Determine Your Design
Design your roof rack based on your vehicle and the cargo you plan on hauling. Many rack designs attach either to roof gutters or over the inside of the door jam with hooked feet. Heavier cargo will require a wider base in order to be stabilized on the roof, so you may choose to utilize the door jam type of rack design if you plan on hauling boats, multiple bicycles, or luggage over 100 lbs.
Gutter rail rack designs will be sufficient for small luggage and spare tire hauling. In extreme cases, such as for hauling ladders on top of contractor vehicles, you may decide to build a rack with flat square feet that then bolt onto the roof of the vehicle. You will want to make sure to seal the holes from these types of racks thoroughly with caulking. Not doing so could lead to leaks later.
Choose Frame Materials
Choose the right type of frame material for your roof rack. Many DIY roof rack builders choose lightweight, square tube aluminum due to its strength, low cost and light weight. Aluminum also will not rust like other types of metals, making it a great choice for temperate and wet climates. Choose a tubing that is at least 2 inches wide for rack sizes up to 3 feet; 3-inch square tubing will provide more strength and can be used for wider racks. You may also choose painted steel tubing for your roof rack if you need an extremely sturdy base for rough or long-term use. Make sure that all surfaces are thoroughly covered because steel exposed to weather will oxidize and rust. Some designers have utilized PVC piping to build racks, however the longevity of these racks remains questionable.
Attaching the Frame
Determine the most appropriate method of attaching the roof rack to your vehicle. Choose an attachment style that will not only ensure safety for the items you are hauling, but will also save your vehicle from damage. If you choose the door jamb attachment method, be sure to pad the inside of the feet hooks of the rack in order to keep the metal rack from scuffing the paint.
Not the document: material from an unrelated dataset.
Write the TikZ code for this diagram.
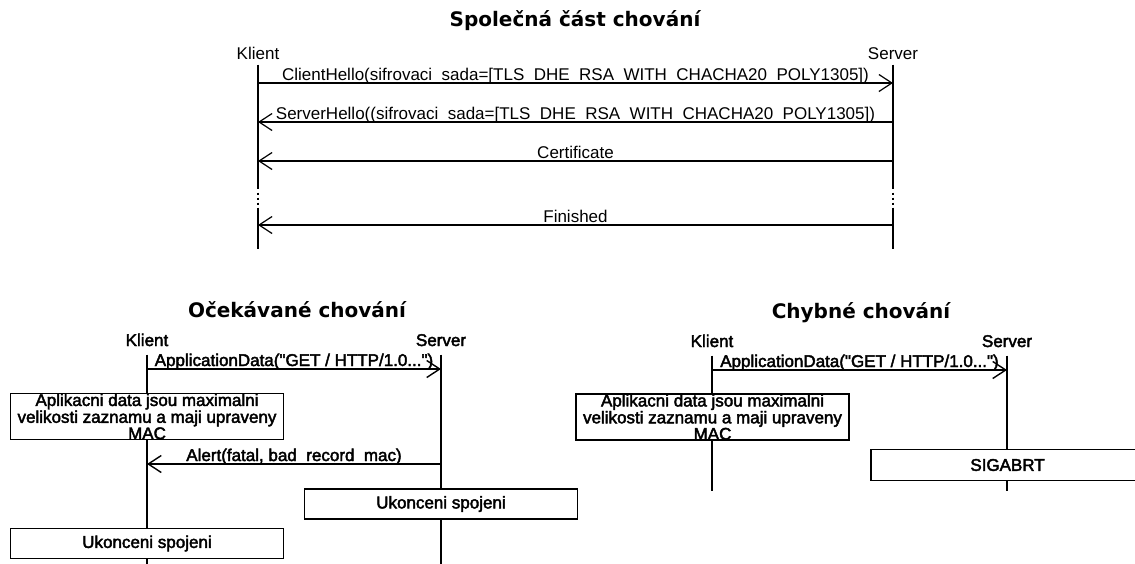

Damage to your vehicle's roof is unavoidable with roof racks that are drilled into the top of the roof, however utilizing a sharp drill bit and a pilot hole will help avoid scratching other portions of your roof paint.
The best way to avoid vehicle damage is to use the rain gutter attachment method. However, this method requires you to be sure the rack feet are secured tightly to each gutter, otherwise the rack could slip off and cause considerable damage to the top of your car.